» Goal:
Pick out every line holding the string "code" and copy it.

» Stored data:
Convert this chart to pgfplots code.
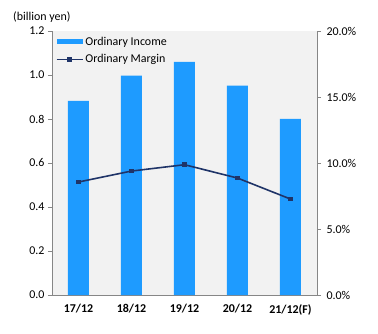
\documentclass[border=0pt]{standalone}
\usepackage{pgfplots}
\pgfplotsset{compat=1.18}
\usepackage{fontspec}
\setmainfont{Carlito}
\definecolor{barblue}{HTML}{1E9BFF}
\definecolor{navy}{HTML}{1F3468}
\definecolor{bg}{HTML}{F2F2F2}
\definecolor{axgray}{HTML}{868686}
\begin{document}
\begin{tikzpicture}
\path[use as bounding box] (-52bp,-39bp) rectangle (326bp,295bp);
\pgfplotsset{
  common/.style={
    scale only axis, width=265bp, height=264bp,
    xmin=-0.5, xmax=4.5,
    axis line style={axgray, line width=0.8pt},
    tick style={axgray, line width=0.8pt},
    tick align=outside,
    major tick length=4bp,
    minor tick length=4bp,
    /pgf/number format/assume math mode=true,
    tick label style={font=\fontsize{12}{14}\selectfont, text=black},
  }
}
\begin{axis}[common,
  axis background/.style={fill=bg},
  axis x line*=bottom, axis y line*=left,
  ymin=0, ymax=1.2, ytick={0,0.2,...,1.2},
  yticklabel style={/pgf/number format/.cd, fixed, fixed zerofill, precision=1},
  xtick={0,1,2,3,4},
  xticklabels={17/12,18/12,19/12,20/12,21/12(F)},
  x tick label style={font=\fontsize{12}{14}\selectfont\bfseries, yshift=-2bp},
  x tick style={draw=none},
  minor xtick={-0.5,0.5,1.5,2.5,3.5,4.5},
  minor x tick style={axgray, line width=0.8pt},
  legend style={draw=none, fill=none, at={(0.01,0.99)}, anchor=north west,
    font=\fontsize{12}{14}\selectfont, row sep=4bp,
    legend cell align=left, inner sep=1pt},
]
\addplot[ybar, bar width=21bp, fill=barblue, draw=none,
  legend image code/.code={\fill[barblue] (0bp,-2.6bp) rectangle (26bp,2.6bp);}]
  coordinates {(0,0.882) (1,0.997) (2,1.06) (3,0.952) (4,0.80)};
\addlegendentry{Ordinary Income}
\addlegendimage{navy, line width=1.6pt, mark=square*, mark size=1.6bp,
  legend image code/.code={\draw[navy, line width=1.6pt] (0bp,0bp) -- (26bp,0bp); \fill[navy] (11bp,-1.8bp) rectangle (14.6bp,1.8bp);}}
\addlegendentry{Ordinary Margin}
\end{axis}
\begin{axis}[common,
  axis x line=none, axis y line*=right,
  ymin=0, ymax=20, ytick={0,5,...,20},
  yticklabel={\pgfmathprintnumber[fixed,fixed zerofill,precision=1]{\tick}\%},
  yticklabel style={xshift=2bp},
]
\addplot[navy, line width=1.6pt, mark=square*, mark size=1.6bp]
  coordinates {(0,8.56) (1,9.39) (2,9.87) (3,8.86) (4,7.27)};
\end{axis}
\node[anchor=base west, font=\fontsize{12}{14}\selectfont, inner sep=0pt] at (-39bp,274bp) {(billion yen)};
\end{tikzpicture}
\end{document}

» Solution for this problem:
Convert this chart to pgfplots code.
  legend image code/.code={\fill[barblue] (0bp,-2.6bp) rectangle (26bp,2.6bp);}]
  legend image code/.code={\draw[navy, line width=1.6pt] (0bp,0bp) -- (26bp,0bp); \fill[navy] (11bp,-1.8bp) rectangle (14.6bp,1.8bp);}}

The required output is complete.